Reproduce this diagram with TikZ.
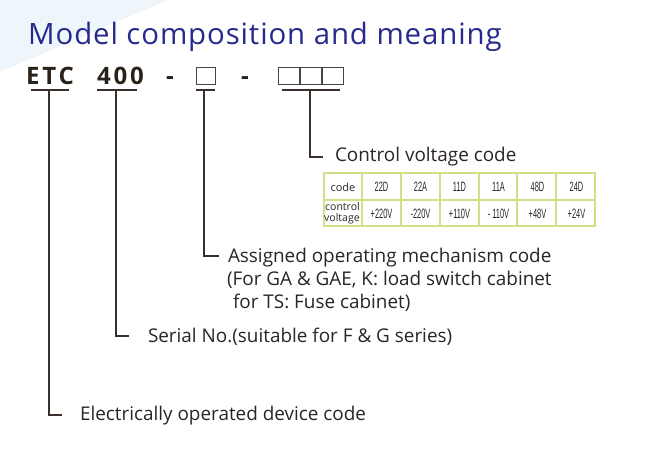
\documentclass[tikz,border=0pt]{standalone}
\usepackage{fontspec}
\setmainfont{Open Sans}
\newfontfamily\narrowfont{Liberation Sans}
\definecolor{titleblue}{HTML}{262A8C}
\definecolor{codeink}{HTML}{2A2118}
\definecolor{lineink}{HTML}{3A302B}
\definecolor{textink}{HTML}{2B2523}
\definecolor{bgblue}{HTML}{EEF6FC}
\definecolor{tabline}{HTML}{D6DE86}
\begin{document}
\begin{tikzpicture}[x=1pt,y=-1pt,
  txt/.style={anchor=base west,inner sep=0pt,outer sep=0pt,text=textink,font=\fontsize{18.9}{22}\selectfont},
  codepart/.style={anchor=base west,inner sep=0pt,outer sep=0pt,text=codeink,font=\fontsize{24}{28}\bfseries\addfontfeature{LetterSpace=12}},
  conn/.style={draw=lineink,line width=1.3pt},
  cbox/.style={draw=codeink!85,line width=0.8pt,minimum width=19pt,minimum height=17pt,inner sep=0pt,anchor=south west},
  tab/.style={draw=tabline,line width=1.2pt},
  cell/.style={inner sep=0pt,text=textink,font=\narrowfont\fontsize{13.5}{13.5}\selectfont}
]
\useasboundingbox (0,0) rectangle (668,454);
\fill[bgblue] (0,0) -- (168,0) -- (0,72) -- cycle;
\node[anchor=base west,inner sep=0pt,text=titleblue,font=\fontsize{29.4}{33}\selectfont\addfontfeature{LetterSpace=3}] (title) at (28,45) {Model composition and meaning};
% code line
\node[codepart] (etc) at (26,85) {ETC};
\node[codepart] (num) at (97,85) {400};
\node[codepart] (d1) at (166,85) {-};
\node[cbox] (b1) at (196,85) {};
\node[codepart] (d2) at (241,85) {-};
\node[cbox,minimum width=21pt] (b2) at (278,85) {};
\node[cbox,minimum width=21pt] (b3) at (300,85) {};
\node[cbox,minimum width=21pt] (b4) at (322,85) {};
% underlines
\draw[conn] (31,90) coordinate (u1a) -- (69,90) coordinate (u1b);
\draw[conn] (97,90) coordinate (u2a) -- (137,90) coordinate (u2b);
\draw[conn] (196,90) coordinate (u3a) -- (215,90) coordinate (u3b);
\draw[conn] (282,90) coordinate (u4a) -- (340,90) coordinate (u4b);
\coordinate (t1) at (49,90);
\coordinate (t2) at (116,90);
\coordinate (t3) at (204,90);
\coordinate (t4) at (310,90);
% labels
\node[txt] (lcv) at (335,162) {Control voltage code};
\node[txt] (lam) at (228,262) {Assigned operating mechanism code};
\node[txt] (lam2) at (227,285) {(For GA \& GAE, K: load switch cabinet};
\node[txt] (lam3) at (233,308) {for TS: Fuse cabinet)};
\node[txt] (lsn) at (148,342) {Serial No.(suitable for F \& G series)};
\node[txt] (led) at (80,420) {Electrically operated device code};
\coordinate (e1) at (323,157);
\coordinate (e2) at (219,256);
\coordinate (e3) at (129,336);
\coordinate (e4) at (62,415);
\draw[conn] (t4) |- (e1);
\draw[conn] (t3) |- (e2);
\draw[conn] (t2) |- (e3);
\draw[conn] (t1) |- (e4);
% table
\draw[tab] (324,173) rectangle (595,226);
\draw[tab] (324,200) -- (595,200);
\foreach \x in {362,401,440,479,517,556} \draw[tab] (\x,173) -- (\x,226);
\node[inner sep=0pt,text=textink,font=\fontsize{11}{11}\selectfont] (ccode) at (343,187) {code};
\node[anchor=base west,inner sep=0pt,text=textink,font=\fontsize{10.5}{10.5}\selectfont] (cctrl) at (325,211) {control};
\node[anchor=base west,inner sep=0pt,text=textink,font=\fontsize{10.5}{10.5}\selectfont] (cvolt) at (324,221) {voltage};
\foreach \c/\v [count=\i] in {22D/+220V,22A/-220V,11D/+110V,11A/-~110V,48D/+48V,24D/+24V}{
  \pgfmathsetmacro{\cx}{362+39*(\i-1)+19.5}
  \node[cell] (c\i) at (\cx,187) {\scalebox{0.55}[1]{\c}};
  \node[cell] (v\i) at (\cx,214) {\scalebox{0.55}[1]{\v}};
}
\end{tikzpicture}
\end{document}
☆ ☆ ☆ ☆
(Stated task) Omit the pictures, then output the rest of the listing exactly.

(Task answer)
Reproduce this diagram with TikZ.
\documentclass[tikz,border=0pt]{standalone}
\usepackage{fontspec}
\setmainfont{Open Sans}
\newfontfamily\narrowfont{Liberation Sans}
\definecolor{titleblue}{HTML}{262A8C}
\definecolor{codeink}{HTML}{2A2118}
\definecolor{lineink}{HTML}{3A302B}
\definecolor{textink}{HTML}{2B2523}
\definecolor{bgblue}{HTML}{EEF6FC}
\definecolor{tabline}{HTML}{D6DE86}
\begin{document}
\begin{tikzpicture}[x=1pt,y=-1pt,
  txt/.style={anchor=base west,inner sep=0pt,outer sep=0pt,text=textink,font=\fontsize{18.9}{22}\selectfont},
  codepart/.style={anchor=base west,inner sep=0pt,outer sep=0pt,text=codeink,font=\fontsize{24}{28}\bfseries\addfontfeature{LetterSpace=12}},
  conn/.style={draw=lineink,line width=1.3pt},
  cbox/.style={draw=codeink!85,line width=0.8pt,minimum width=19pt,minimum height=17pt,inner sep=0pt,anchor=south west},
  tab/.style={draw=tabline,line width=1.2pt},
  cell/.style={inner sep=0pt,text=textink,font=\narrowfont\fontsize{13.5}{13.5}\selectfont}
]
\useasboundingbox (0,0) rectangle (668,454);
\fill[bgblue] (0,0) -- (168,0) -- (0,72) -- cycle;
\node[anchor=base west,inner sep=0pt,text=titleblue,font=\fontsize{29.4}{33}\selectfont\addfontfeature{LetterSpace=3}] (title) at (28,45) {Model composition and meaning};
% code line
\node[codepart] (etc) at (26,85) {ETC};
\node[codepart] (num) at (97,85) {400};
\node[codepart] (d1) at (166,85) {-};
\node[cbox] (b1) at (196,85) {};
\node[codepart] (d2) at (241,85) {-};
\node[cbox,minimum width=21pt] (b2) at (278,85) {};
\node[cbox,minimum width=21pt] (b3) at (300,85) {};
\node[cbox,minimum width=21pt] (b4) at (322,85) {};
% underlines
\draw[conn] (31,90) coordinate (u1a) -- (69,90) coordinate (u1b);
\draw[conn] (97,90) coordinate (u2a) -- (137,90) coordinate (u2b);
\draw[conn] (196,90) coordinate (u3a) -- (215,90) coordinate (u3b);
\draw[conn] (282,90) coordinate (u4a) -- (340,90) coordinate (u4b);
\coordinate (t1) at (49,90);
\coordinate (t2) at (116,90);
\coordinate (t3) at (204,90);
\coordinate (t4) at (310,90);
% labels
\node[txt] (lcv) at (335,162) {Control voltage code};
\node[txt] (lam) at (228,262) {Assigned operating mechanism code};
\node[txt] (lam2) at (227,285) {(For GA \& GAE, K: load switch cabinet};
\node[txt] (lam3) at (233,308) {for TS: Fuse cabinet)};
\node[txt] (lsn) at (148,342) {Serial No.(suitable for F \& G series)};
\node[txt] (led) at (80,420) {Electrically operated device code};
\coordinate (e1) at (323,157);
\coordinate (e2) at (219,256);
\coordinate (e3) at (129,336);
\coordinate (e4) at (62,415);
\draw[conn] (t4) |- (e1);
\draw[conn] (t3) |- (e2);
\draw[conn] (t2) |- (e3);
\draw[conn] (t1) |- (e4);
% table
\draw[tab] (324,173) rectangle (595,226);
\draw[tab] (324,200) -- (595,200);
\foreach \x in {362,401,440,479,517,556} \draw[tab] (\x,173) -- (\x,226);
\node[inner sep=0pt,text=textink,font=\fontsize{11}{11}\selectfont] (ccode) at (343,187) {code};
\node[anchor=base west,inner sep=0pt,text=textink,font=\fontsize{10.5}{10.5}\selectfont] (cctrl) at (325,211) {control};
\node[anchor=base west,inner sep=0pt,text=textink,font=\fontsize{10.5}{10.5}\selectfont] (cvolt) at (324,221) {voltage};
\foreach \c/\v [count=\i] in {22D/+220V,22A/-220V,11D/+110V,11A/-~110V,48D/+48V,24D/+24V}{
  \pgfmathsetmacro{\cx}{362+39*(\i-1)+19.5}
  \node[cell] (c\i) at (\cx,187) {\scalebox{0.55}[1]{\c}};
  \node[cell] (v\i) at (\cx,214) {\scalebox{0.55}[1]{\v}};
}
\end{tikzpicture}
\end{document}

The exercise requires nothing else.